#### What the task requires:
Copy each line with the word "image" in it.
-- start of Raw data --
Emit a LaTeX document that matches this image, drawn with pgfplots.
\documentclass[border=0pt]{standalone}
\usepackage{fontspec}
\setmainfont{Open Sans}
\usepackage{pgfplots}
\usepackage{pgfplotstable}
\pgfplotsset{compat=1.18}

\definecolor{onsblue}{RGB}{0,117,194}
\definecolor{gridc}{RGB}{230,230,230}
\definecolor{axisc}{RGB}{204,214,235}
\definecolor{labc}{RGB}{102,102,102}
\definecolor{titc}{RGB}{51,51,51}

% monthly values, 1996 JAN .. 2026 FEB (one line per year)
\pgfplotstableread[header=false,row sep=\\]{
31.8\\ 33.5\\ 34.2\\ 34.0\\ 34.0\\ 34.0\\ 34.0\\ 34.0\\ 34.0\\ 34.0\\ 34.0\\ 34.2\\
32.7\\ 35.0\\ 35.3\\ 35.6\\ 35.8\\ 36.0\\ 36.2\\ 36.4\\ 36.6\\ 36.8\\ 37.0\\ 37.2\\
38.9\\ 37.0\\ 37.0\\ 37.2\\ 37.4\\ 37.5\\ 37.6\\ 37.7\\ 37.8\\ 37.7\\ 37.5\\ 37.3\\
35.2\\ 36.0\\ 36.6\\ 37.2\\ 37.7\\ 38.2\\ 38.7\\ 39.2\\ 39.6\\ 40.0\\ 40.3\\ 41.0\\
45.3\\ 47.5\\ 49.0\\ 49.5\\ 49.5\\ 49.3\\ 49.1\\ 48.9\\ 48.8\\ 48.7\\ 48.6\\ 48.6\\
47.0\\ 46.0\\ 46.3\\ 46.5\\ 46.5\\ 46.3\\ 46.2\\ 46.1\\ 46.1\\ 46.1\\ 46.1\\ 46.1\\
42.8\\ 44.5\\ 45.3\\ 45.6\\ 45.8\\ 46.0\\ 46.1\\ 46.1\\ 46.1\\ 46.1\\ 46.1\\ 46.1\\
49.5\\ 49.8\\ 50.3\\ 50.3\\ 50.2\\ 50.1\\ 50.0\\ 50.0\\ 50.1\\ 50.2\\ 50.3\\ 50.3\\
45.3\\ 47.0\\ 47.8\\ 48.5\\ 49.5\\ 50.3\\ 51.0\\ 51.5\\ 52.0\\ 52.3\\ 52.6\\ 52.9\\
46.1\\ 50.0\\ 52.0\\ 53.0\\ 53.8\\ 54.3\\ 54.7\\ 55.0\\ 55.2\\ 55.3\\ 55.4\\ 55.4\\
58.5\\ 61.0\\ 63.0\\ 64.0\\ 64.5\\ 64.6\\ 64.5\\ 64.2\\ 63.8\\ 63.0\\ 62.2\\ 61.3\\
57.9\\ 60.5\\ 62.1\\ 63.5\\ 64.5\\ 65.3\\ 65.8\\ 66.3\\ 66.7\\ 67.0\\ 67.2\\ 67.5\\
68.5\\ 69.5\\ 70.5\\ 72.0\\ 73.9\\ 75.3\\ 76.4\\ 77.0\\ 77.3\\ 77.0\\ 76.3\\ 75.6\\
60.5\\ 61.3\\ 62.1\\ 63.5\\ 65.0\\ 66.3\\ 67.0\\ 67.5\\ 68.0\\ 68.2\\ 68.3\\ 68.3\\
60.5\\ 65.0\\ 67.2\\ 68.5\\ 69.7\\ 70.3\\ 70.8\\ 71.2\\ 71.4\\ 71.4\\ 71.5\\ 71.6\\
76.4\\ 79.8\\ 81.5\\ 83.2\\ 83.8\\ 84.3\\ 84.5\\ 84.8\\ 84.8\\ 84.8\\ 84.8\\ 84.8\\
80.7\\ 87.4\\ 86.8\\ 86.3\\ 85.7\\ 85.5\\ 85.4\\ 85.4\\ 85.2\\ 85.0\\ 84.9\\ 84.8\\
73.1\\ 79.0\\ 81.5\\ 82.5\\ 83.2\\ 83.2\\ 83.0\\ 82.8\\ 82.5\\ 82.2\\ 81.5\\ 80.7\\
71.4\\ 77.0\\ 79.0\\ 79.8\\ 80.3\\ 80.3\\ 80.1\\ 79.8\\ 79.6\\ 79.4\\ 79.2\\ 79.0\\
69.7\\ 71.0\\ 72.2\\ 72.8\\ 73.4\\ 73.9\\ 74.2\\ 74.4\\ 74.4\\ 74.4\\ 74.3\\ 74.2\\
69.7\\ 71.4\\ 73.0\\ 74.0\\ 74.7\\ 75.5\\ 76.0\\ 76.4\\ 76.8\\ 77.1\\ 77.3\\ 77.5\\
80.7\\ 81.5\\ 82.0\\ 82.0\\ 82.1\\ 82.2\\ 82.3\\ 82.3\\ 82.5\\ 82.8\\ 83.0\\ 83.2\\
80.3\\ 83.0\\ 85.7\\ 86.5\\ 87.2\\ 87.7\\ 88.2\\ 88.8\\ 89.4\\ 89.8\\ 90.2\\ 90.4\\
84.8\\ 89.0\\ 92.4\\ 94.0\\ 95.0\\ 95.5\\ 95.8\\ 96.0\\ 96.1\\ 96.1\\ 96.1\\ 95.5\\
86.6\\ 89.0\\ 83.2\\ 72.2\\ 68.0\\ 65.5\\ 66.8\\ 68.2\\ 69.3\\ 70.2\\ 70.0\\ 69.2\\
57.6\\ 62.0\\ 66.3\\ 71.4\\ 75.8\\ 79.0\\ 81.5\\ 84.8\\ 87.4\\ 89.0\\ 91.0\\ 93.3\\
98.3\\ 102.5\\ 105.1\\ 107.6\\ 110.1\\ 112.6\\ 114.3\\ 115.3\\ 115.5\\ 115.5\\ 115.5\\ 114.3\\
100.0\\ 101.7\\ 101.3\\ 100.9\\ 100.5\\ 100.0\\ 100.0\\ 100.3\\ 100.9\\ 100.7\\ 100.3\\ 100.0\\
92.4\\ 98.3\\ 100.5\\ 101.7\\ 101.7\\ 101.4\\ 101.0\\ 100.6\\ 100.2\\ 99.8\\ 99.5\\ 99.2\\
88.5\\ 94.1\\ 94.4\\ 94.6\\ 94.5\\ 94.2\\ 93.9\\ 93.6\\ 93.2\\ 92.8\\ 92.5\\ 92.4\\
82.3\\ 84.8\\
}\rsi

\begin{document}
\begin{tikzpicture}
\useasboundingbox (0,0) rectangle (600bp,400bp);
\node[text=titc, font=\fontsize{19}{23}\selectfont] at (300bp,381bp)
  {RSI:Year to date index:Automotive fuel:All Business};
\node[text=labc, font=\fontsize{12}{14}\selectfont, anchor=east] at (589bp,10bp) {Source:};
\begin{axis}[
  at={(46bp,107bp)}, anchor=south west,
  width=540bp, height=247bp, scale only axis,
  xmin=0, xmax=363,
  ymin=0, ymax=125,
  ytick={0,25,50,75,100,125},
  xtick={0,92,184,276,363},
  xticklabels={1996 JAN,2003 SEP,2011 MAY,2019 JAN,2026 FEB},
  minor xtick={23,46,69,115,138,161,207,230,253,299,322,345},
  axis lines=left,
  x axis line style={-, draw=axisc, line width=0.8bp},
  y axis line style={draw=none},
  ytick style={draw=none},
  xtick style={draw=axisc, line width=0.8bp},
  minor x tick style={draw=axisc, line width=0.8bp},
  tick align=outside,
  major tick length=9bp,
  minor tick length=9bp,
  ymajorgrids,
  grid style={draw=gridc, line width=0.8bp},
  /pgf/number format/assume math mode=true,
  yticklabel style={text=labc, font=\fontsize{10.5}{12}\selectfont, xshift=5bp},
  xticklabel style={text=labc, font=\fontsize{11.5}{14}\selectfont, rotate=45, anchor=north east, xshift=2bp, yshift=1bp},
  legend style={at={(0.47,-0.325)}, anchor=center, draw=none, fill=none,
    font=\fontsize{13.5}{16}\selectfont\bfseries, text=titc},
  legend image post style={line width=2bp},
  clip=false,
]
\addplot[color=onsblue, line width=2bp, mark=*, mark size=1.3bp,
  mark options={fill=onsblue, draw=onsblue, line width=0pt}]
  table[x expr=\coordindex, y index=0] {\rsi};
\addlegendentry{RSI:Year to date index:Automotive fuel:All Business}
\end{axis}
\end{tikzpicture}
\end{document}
-- end of Raw data --
#### Answer to this exercise:
Emit a LaTeX document that matches this image, drawn with pgfplots.
  legend image post style={line width=2bp},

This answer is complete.